Her husband, the president, was nowhere in sight, so Dolley put down the spyglass. Just one day earlier, she was on the roof of the building and watched as panic spread through the streets of Washington when people learned that the British had landed and were marching toward the capital. The American army, really nothing more than a collection of badly trained militiamen, was not expected to stop them at any of the encounters they planned in the Maryland countryside
. Thousands of Washingtonians packed up their belongings in carts, carriages, and buggies and sped out of town as fast as their horses could carry them. They all also fled at about the same time, so their huge numbers created traffic jams. They were headed for Alexandria, Virginia, or Georgetown, and had to walk or ride across the few bridges that crossed the Potomac to those destinations from Washington. The people fled as individuals, couples, and entire families. Many families went in large carriages or wagons, some with their children sitting in the backs of the wagons, waving to friends that they saw on their way out of town. Some brought their pets with them, and others left them at home. Cats purred and dogs barked as they fled, providing the exodus of residents with a cacophony of sound. Many fled past the slave market near the capital.
Some departed in long trains of carriages, with different members of families and servants in each one. They looked like any other nervous horde of refugees leaving their hometown in any war and headed for an unknown and dangerous destination. They comprised thick crowds pouring past the White House and the Capitol, all intent on getting as far away from the city as possible, and quickly. There was great worry that the British would seize and perhaps even burn the city to the ground.
Dolley waited, and waited, for her husband to return, long after everyone else had fled to safety. The hours and minutes ticked by ever so slowly. She used the spyglass to look north toward Bladensburg; east toward the American naval yard and its ships and warehouses; and northwest, to Georgetown. She could not spot him anywhere.

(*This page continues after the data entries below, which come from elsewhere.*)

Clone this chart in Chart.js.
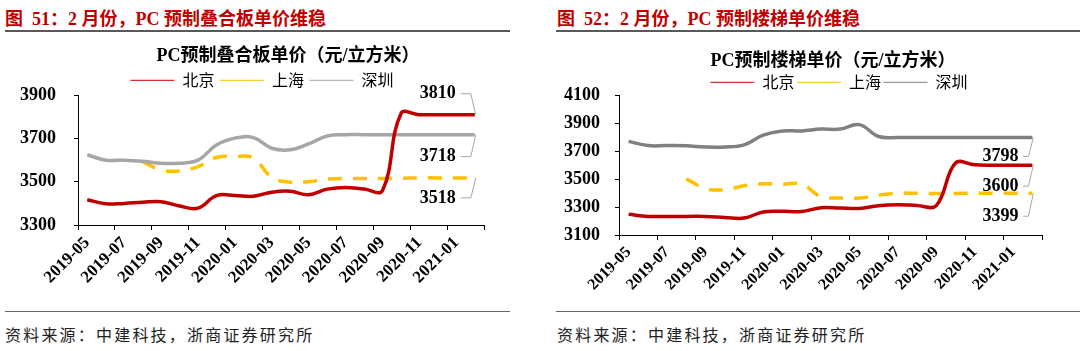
<!DOCTYPE html>
<html>
<head>
<meta charset="utf-8">
<script src="https://cdn.jsdelivr.net/npm/chart.js@4/dist/chart.umd.min.js"></script>
<style>
html, body { margin: 0; padding: 0; background: #fff; width: 1080px; height: 351px; overflow: hidden; }
.panel { position: absolute; top: 0; width: 540px; height: 351px; }
.head { position: absolute; top: 4px; line-height: 20px; font: bold 18px "Liberation Serif", "Noto Sans CJK SC", serif; color: #C00000; white-space: nowrap; }
.rule { position: absolute; top: 30px; height: 2px; background: #595959; }
.foot { position: absolute; top: 311px; height: 1px; background: #666; }
.src { position: absolute; top: 322px; line-height: 20px; font: 16px "Noto Sans CJK SC", sans-serif; color: #222; letter-spacing: 2.2px; white-space: nowrap; }
canvas { position: absolute; top: 36px; left: 0; }
</style>
</head>
<body>
<div class="panel" style="left:0">
  <div class="head" style="left:5px">图&ensp;51：2 月份，PC 预制叠合板单价维稳</div>
  <div class="rule" style="left:5px;width:505px"></div>
  <canvas id="slab" width="540" height="269"></canvas>
  <div class="foot" style="left:5px;width:505px"></div>
  <div class="src" style="left:5px">资料来源：中建科技，浙商证券研究所</div>
</div>
<div class="panel" style="left:540px">
  <div class="head" style="left:17px">图&ensp;52：2 月份，PC 预制楼梯单价维稳</div>
  <div class="rule" style="left:16px;width:524px"></div>
  <canvas id="stair" width="540" height="269"></canvas>
  <div class="foot" style="left:16px;width:524px"></div>
  <div class="src" style="left:17px">资料来源：中建科技，浙商证券研究所</div>
</div>
<script>
// monthly categories, 2019-05 .. 2021-02
const months = ['2019-05','2019-06','2019-07','2019-08','2019-09','2019-10','2019-11','2019-12',
  '2020-01','2020-02','2020-03','2020-04','2020-05','2020-06','2020-07','2020-08',
  '2020-09','2020-10','2020-11','2020-12','2021-01','2021-02'];
const tickLabels = ['2019-05','2019-07','2019-09','2019-11','2020-01','2020-03',
  '2020-05','2020-07','2020-09','2020-11','2021-01'];
const seriesNames = ['北京', '上海', '深圳'];

// PC预制叠合板单价
const slabBeijing = [3417,3398,3400,3405,3408,3388,3378,3436,3437,3433,3452,3456,3440,3466,3474,3466,3460,3815,3810,3810,3810,3810];
const slabShanghai = [null,null,null,3593,3555,3550,3570,3612,3617,3610,3520,3498,3500,3512,3515,3515,3515,3516,3518,3518,3518,3518];
const slabShenzhen = [3625,3600,3600,3595,3586,3586,3600,3670,3702,3704,3655,3648,3675,3712,3718,3718,3718,3718,3718,3718,3718,3718];

// PC预制楼梯单价
const stairBeijing = [3248,3233,3233,3233,3233,3226,3221,3265,3270,3268,3295,3293,3290,3310,3316,3312,3310,3615,3602,3600,3600,3600];
const stairShanghai = [null,null,null,3502,3432,3424,3452,3467,3464,3464,3375,3365,3365,3385,3400,3398,3397,3397,3399,3399,3399,3399];
const stairShenzhen = [3770,3740,3740,3738,3730,3730,3745,3815,3845,3845,3858,3858,3890,3805,3798,3798,3798,3798,3798,3798,3798,3798];

const serif = '"Times New Roman", "Liberation Serif", "Noto Sans CJK SC", serif';

// move title / legend to their own centre lines
const centerShift = {
  id: 'centerShift',
  afterLayout(chart, args, opts) {
    const move = (box, cx) => {
      if (!box || cx == null) return;
      const dx = cx - (box.left + box.right) / 2;
      box.left += dx;
      box.right += dx;
    };
    move(chart.titleBlock, opts.title);
    move(chart.legend, opts.legend);
  }
};

// last-value labels with leader lines
const endLabels = {
  id: 'endLabels',
  afterDatasetsDraw(chart, args, opts) {
    const ctx = chart.ctx;
    ctx.save();
    ctx.font = 'bold 18px ' + serif;
    ctx.textAlign = 'right';
    ctx.textBaseline = 'middle';
    opts.items.forEach(it => {
      const data = chart.data.datasets[it.ds].data;
      const last = data.length - 1;
      const pt = chart.getDatasetMeta(it.ds).data[last];
      const tx = pt.x + opts.dx;
      const ty = pt.y + it.dy;
      ctx.fillStyle = '#000';
      ctx.fillText(String(data[last]), tx, ty);
      ctx.strokeStyle = '#A6A6A6';
      ctx.lineWidth = 1;
      ctx.beginPath();
      ctx.moveTo(tx + 5, ty);
      ctx.lineTo(pt.x - 4, ty);
      ctx.lineTo(pt.x + 1, pt.y);
      ctx.stroke();
    });
    ctx.restore();
  }
};

function makeChart(id, o) {
  return new Chart(document.getElementById(id), {
    type: 'line',
    data: {
      labels: months,
      datasets: [
        { label: seriesNames[0], data: o.bj, borderColor: '#C00000', order: 0 },
        { label: seriesNames[1], data: o.sh, borderColor: '#FFC000', borderDash: [14, 11], order: 2 },
        { label: seriesNames[2], data: o.sz, borderColor: o.gray, order: 1 }
      ]
    },
    options: {
      responsive: false,
      animation: false,
      events: [],
      layout: { padding: { left: 0, right: o.padRight, top: 0, bottom: 0 } },
      elements: {
        point: { radius: 0, pointStyle: 'line' },
        line: { borderWidth: 3.5, tension: 0.4, fill: false, borderCapStyle: 'butt' }
      },
      scales: {
        x: {
          offset: true,
          afterFit: s => { s.height = o.xHeight; },
          grid: {
            offset: true,
            drawOnChartArea: false,
            tickLength: 5,
            tickColor: c => (c.index === undefined || c.index % 2 === 0) ? '#000' : 'rgba(0,0,0,0)'
          },
          border: { display: true, color: '#000', width: 1 },
          ticks: {
            autoSkip: false,
            maxRotation: 45,
            minRotation: 45,
            padding: 3,
            color: '#000',
            font: { family: serif, size: o.xFont, weight: 'bold' },
            callback: function (v) {
              const m = this.getLabelForValue(v);
              return tickLabels.includes(m) ? m : '';
            }
          }
        },
        y: {
          min: o.min,
          max: o.max,
          afterFit: s => { s.width = o.yWidth; },
          grid: { drawOnChartArea: false, tickLength: 4, tickColor: '#000' },
          border: { display: true, color: '#000', width: 1 },
          ticks: {
            stepSize: 200,
            padding: o.yPad,
            color: '#000',
            font: { family: serif, size: 18, weight: 'bold' },
            callback: v => String(v)
          }
        }
      },
      plugins: {
        tooltip: { enabled: false },
        title: {
          display: true,
          text: o.title,
          color: '#000',
          font: { family: serif, size: 18, weight: 'bold', lineHeight: 1.15 },
          padding: { top: o.titleTop, bottom: 0 }
        },
        legend: {
          display: true,
          maxHeight: o.legendHeight,
          labels: {
            usePointStyle: true,
            pointStyleWidth: 44,
            padding: o.legendPad,
            color: '#000',
            font: { family: '"Noto Sans CJK SC", sans-serif', size: 16 },
            sort: (a, b) => a.datasetIndex - b.datasetIndex
          }
        },
        centerShift: { title: o.titleX, legend: o.legendX },
        endLabels: { dx: o.labelDx, items: o.labels }
      }
    },
    plugins: [centerShift, endLabels]
  });
}

makeChart('slab', {
  title: 'PC预制叠合板单价（元/立方米）',
  bj: slabBeijing, sh: slabShanghai, sz: slabShenzhen,
  gray: '#A6A6A6', min: 3300, max: 3900,
  padRight: 56, yWidth: 78, yPad: 18, xHeight: 80, xFont: 17,
  titleTop: 10, legendPad: 5.6, legendHeight: 28.6,
  titleX: 288, legendX: 262,
  labelDx: -19,
  labels: [{ ds: 0, dy: -21 }, { ds: 2, dy: 22 }, { ds: 1, dy: 20 }]
});

makeChart('stair', {
  title: 'PC预制楼梯单价（元/立方米）',
  bj: stairBeijing, sh: stairShanghai, sz: stairShenzhen,
  gray: '#808080', min: 3100, max: 4100,
  padRight: 38, yWidth: 79, yPad: 15, xHeight: 70, xFont: 16,
  titleTop: 15, legendPad: 2.6, legendHeight: 23.6,
  titleX: 293, legendX: 299,
  labelDx: -14,
  labels: [{ ds: 2, dy: 19 }, { ds: 0, dy: 21 }, { ds: 1, dy: 23 }]
});
</script>
</body>
</html>
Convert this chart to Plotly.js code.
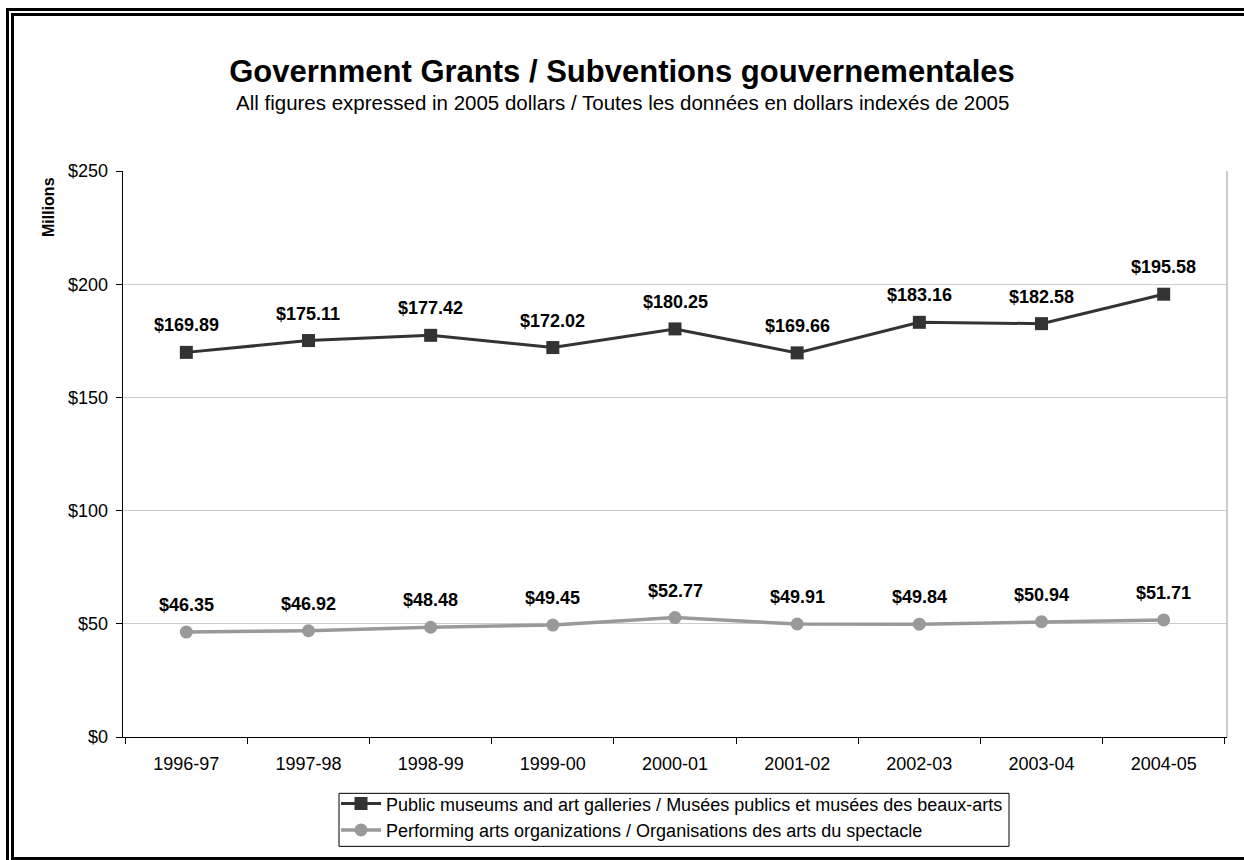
<!DOCTYPE html>
<html>
<head>
<meta charset="utf-8">
<script src="https://cdn.plot.ly/plotly-3.0.1.min.js"></script>
<style>
  html, body { margin: 0; padding: 0; background: #fff; }
  #wrap { position: relative; width: 1244px; height: 860px; overflow: hidden; }
  #chart { position: absolute; left: 0; top: 0; width: 1244px; height: 860px; }
  .fr { position: absolute; background: #000; pointer-events: none; }
</style>
</head>
<body>
<div id="wrap">
  <div id="chart"></div>
  <div class="fr" style="left:6px;top:8px;width:3px;height:852px;"></div>
  <div class="fr" style="left:6px;top:8px;width:1238px;height:3px;"></div>
  <div class="fr" style="left:11px;top:13px;width:3px;height:847px;"></div>
  <div class="fr" style="left:11px;top:13px;width:1233px;height:3px;"></div>
  <div class="fr" style="left:11px;top:857px;width:1233px;height:3px;"></div>
</div>
<script>
const years = ["1996-97","1997-98","1998-99","1999-00","2000-01","2001-02","2002-03","2003-04","2004-05"];
const museums = [169.89, 175.11, 177.42, 172.02, 180.25, 169.66, 183.16, 182.58, 195.58];
const performing = [46.35, 46.92, 48.48, 49.45, 52.77, 49.91, 49.84, 50.94, 51.71];
const museumsName = "Public museums and art galleries / Musées publics et musées des beaux-arts";
const performingName = "Performing arts organizations / Organisations des arts du spectacle";
const titleText = "Government Grants / Subventions gouvernementales";
const subtitleText = "All figures expressed in 2005 dollars / Toutes les données en dollars indexés de 2005";
const yTitle = "Millions";

const FONT = "Liberation Sans, Arial, sans-serif";
const PLOT_TOP = 171, PLOT_BOTTOM = 736.7, PLOT_H = PLOT_BOTTOM - PLOT_TOP;
const PLOT_LEFT = 123, PLOT_W = 1244 - 17 - 123;
function py(pix) { return (PLOT_BOTTOM - pix) / PLOT_H; }
function px(pix) { return (pix - PLOT_LEFT) / PLOT_W; }

const traces = [
  {
    x: years, y: museums, name: museumsName, type: "scatter", mode: "lines+markers",
    line: {color: "#333333", width: 3},
    marker: {symbol: "square", size: 13, color: "#333333"}
  },
  {
    x: years, y: performing, name: performingName, type: "scatter", mode: "lines+markers",
    line: {color: "#999999", width: 3.5},
    marker: {symbol: "circle", size: 13, color: "#999999"}
  }
];

const annotations = [];
[museums, performing].forEach(series => {
  series.forEach((v, i) => {
    annotations.push({
      x: years[i], y: v, xref: "x", yref: "y",
      text: "$" + v.toFixed(2), showarrow: false,
      yshift: 27, font: {family: FONT, size: 18, color: "#000", weight: "bold"}
    });
  });
});
annotations.push({
  xref: "paper", yref: "paper", x: px(622), y: py(103), xanchor: "center", yanchor: "middle",
  text: subtitleText, showarrow: false, font: {family: FONT, size: 20.5, color: "#000"}
});
annotations.push({
  xref: "paper", yref: "paper", x: px(48), y: py(207), xanchor: "center", yanchor: "middle",
  textangle: -90, text: "<b>" + yTitle + "</b>", showarrow: false,
  font: {family: FONT, size: 16, color: "#000"}
});

const layout = {
  width: 1244, height: 860,
  paper_bgcolor: "#fff", plot_bgcolor: "#fff",
  margin: {l: 123, r: 17, t: 171, b: 123.3, pad: 0, autoexpand: false},
  font: {family: FONT, color: "#000"},
  title: {
    text: "<b>" + titleText + "</b>",
    font: {family: FONT, size: 31, color: "#000"},
    x: 0.5, xref: "container", xanchor: "center",
    y: 1 - 71/860, yref: "container", yanchor: "middle"
  },
  xaxis: {
    type: "category", tickson: "boundaries", ticks: "outside", ticklen: 6, tickcolor: "#000",
    showline: true, linecolor: "#000", linewidth: 1.3, showgrid: false, zeroline: false,
    tickfont: {family: FONT, size: 18, color: "#000"}, ticklabelstandoff: 10, fixedrange: true
  },
  yaxis: {
    range: [0, 250], dtick: 50, tickprefix: "$", ticks: "outside", ticklen: 6, tickcolor: "#000",
    showline: true, linecolor: "#000", linewidth: 1.3, gridcolor: "#cccccc", gridwidth: 1,
    zeroline: false, tickfont: {family: FONT, size: 18, color: "#000"}, ticklabelstandoff: 4, fixedrange: true
  },
  shapes: [
    {type: "line", xref: "paper", yref: "paper", x0: 1, x1: 1, y0: 0, y1: 1, line: {color: "#bdbdbd", width: 1.5}},
    {type: "rect", xref: "paper", yref: "paper", x0: px(339), x1: px(1009), y0: py(793), y1: py(846),
     line: {color: "#000", width: 1}, fillcolor: "#fff", layer: "above"}
  ],
  legend: {
    x: px(336), y: py(785), xanchor: "left", yanchor: "top",
    orientation: "v", bgcolor: "rgba(0,0,0,0)", borderwidth: 0,
    font: {family: FONT, size: 18, color: "#000"}, tracegroupgap: 0, itemwidth: 40
  },
  showlegend: true,
  annotations: annotations
};

Plotly.newPlot("chart", traces, layout, {displayModeBar: false, staticPlot: true});
</script>
</body>
</html>
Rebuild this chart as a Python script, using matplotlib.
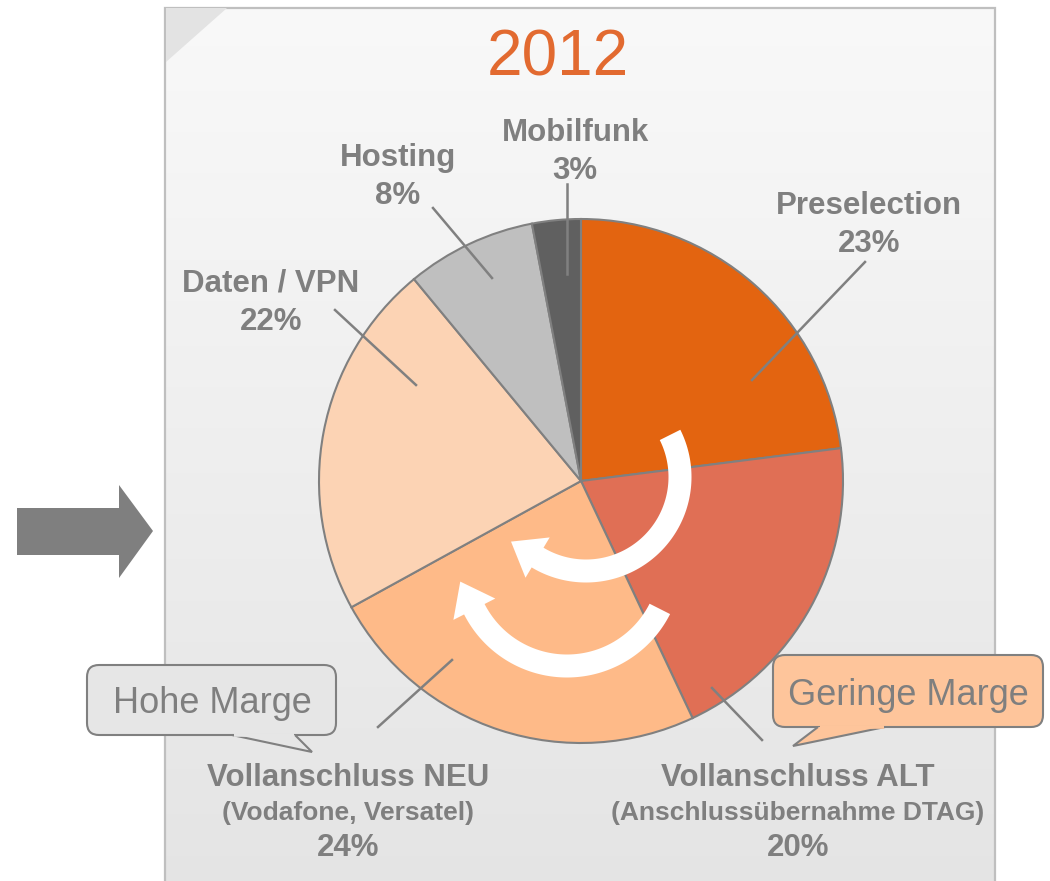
import numpy as np
import matplotlib.pyplot as plt
from matplotlib.patches import FancyBboxPatch, Polygon, Rectangle

plt.rcParams['font.family'] = ['Liberation Sans', 'DejaVu Sans']

# data
year = '2012'
labels = ['Preselection', 'Vollanschluss ALT', 'Vollanschluss NEU', 'Daten / VPN', 'Hosting', 'Mobilfunk']
shares = [23, 20, 24, 22, 8, 3]
subtitles = ['', '(Anschlussübernahme DTAG)', '(Vodafone, Versatel)', '', '', '']
margins = ['Hohe Marge', 'Geringe Marge']

colors = ['#e36410', '#e06f55', '#feba88', '#fcd3b4', '#bfbfbf', '#606060']
grey = '#7f7f7f'

W, H = 1050, 881
def Y(y):  # image row -> axes y
    return H - y

fig = plt.figure(figsize=(10.5, 8.81), dpi=100)
ax = fig.add_axes([0, 0, 1, 1])

# panel with soft gradient
grad = np.linspace(0, 1, 256)[:, None]
top, bot = np.array([0.976, 0.976, 0.976]), np.array([0.895, 0.895, 0.895])
img = top + (bot - top) * grad[..., None]
ax.imshow(img, extent=[165, 995, Y(890), Y(8)], aspect='auto', zorder=0)
ax.add_patch(Rectangle((165, Y(890)), 830, 882, fc='none', ec='#bfbfbf', lw=1.6, zorder=1))
ax.add_patch(Polygon([(166, Y(8)), (227, Y(8)), (166, Y(62))], closed=True,
                     fc='#e3e3e3', ec='none', zorder=1))

# big grey arrow on the left
ax.add_patch(Polygon([(17, Y(508)), (119, Y(508)), (119, Y(485)), (153, Y(531)),
                      (119, Y(578)), (119, Y(555)), (17, Y(555))],
                     closed=True, fc='#7f7f7f', ec='none', zorder=2))

# pie
ax.pie(shares, colors=colors, startangle=90, counterclock=False,
       center=(581, Y(481)), radius=262,
       wedgeprops=dict(edgecolor='#808080', linewidth=1.5, zorder=3))

# labels: (x, first baseline row) and leader line (image coords)
label_pos = [(869, 214), (798, 786), (348, 786), (271, 292), (398, 166), (575, 141)]
leaders = [((865, 262), (752, 380)), ((762, 740), (712, 688)), ((378, 727), (452, 660)),
           ((335, 310), (416, 385)), ((433, 208), (492, 278)), ((567, 184), (567, 274))]

for name, v, sub, (x, yb), (p, q) in zip(labels, shares, subtitles, label_pos, leaders):
    if sub:
        ax.text(x, Y(yb), name, ha='center', va='baseline', fontsize=22.5,
                fontweight='bold', color=grey, zorder=6)
        ax.text(x, Y(yb + 34), sub, ha='center', va='baseline', fontsize=19,
                fontweight='bold', color=grey, zorder=6)
        ax.text(x, Y(yb + 70), f'{v}%', ha='center', va='baseline', fontsize=22.5,
                fontweight='bold', color=grey, zorder=6)
    else:
        ax.text(x, Y(yb), name, ha='center', va='baseline', fontsize=22.5,
                fontweight='bold', color=grey, zorder=6)
        ax.text(x, Y(yb + 38), f'{v}%', ha='center', va='baseline', fontsize=22.5,
                fontweight='bold', color=grey, zorder=6)
    ax.plot([p[0], q[0]], [Y(p[1]), Y(q[1])], color='#808080', lw=1.8, zorder=5)


# white circular arrows
def curved_arrow(cx, cy, r, a0, a1, width=23, head_len=31, head_w=47):
    t = np.radians(np.linspace(a0, a1, 100))
    outer = np.c_[cx + (r + width / 2) * np.cos(t), cy + (r + width / 2) * np.sin(t)]
    inner = np.c_[cx + (r - width / 2) * np.cos(t), cy + (r - width / 2) * np.sin(t)]
    th = t[-1]
    d = np.array([np.sin(th), -np.cos(th)])
    n = np.array([np.cos(th), np.sin(th)])
    base = np.array([cx, cy]) + r * n
    head = [base + head_w / 2 * n, base + head_len * d, base - head_w / 2 * n]
    pts = np.vstack([outer, head, inner[::-1]])
    ax.add_patch(Polygon(pts, closed=True, fc='white', ec='none', zorder=4))

curved_arrow(586, Y(477), 94, 26.6, -121)
curved_arrow(567, Y(562), 104, -26.8, -153)


# speech bubbles
def callout(x0, y0, x1, y1, tail, text, fc, tx, tyb):
    ax.add_patch(FancyBboxPatch((x0, Y(y1)), x1 - x0, y1 - y0,
                                boxstyle='round,pad=0,rounding_size=12',
                                fc=fc, ec='#808080', lw=1.5, zorder=7))
    pts = [(a, Y(b)) for a, b in tail]
    ax.add_patch(Polygon(pts, closed=False, fc=fc, ec='#808080', lw=1.5, zorder=7))
    xs = sorted([pts[0][0], pts[2][0]])
    ax.plot([xs[0] + 1.5, xs[1] - 1.5], [Y(y1), Y(y1)], color=fc, lw=2.6,
            solid_capstyle='butt', zorder=8)
    ax.text(tx, Y(tyb), text, ha='center', va='baseline', fontsize=26,
            color=grey, zorder=9)

callout(87, 665, 336, 735, [(232, 735), (312, 752), (295, 735)], margins[0],
        '#e6e6e6', 212, 713)
callout(773, 655, 1043, 727, [(885, 727), (793, 746), (818, 727)], margins[1],
        '#fec59b', 908, 705)

# title
ax.text(558, Y(75), year, ha='center', va='baseline', fontsize=46, color='#e26a30', zorder=6)

ax.set_xlim(0, W)
ax.set_ylim(0, H)
ax.set_aspect('equal')
ax.axis('off')
fig.savefig('out.png', dpi=100, facecolor='white')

She had feared this day for over a month. At the end of July, she wrote Hannah Gallatin, the wife of Treasury Secretary Albert Gallatin, that “we have been in a state of perturbation here for a long time—the depredations of the enemy approaching within twenty miles of the city & the disaffected, making incessant difficulties for the Government.” She was nervous. “Such a place as this has become I cannot describe it—I wish (for my own part) we were at Philadelphia.”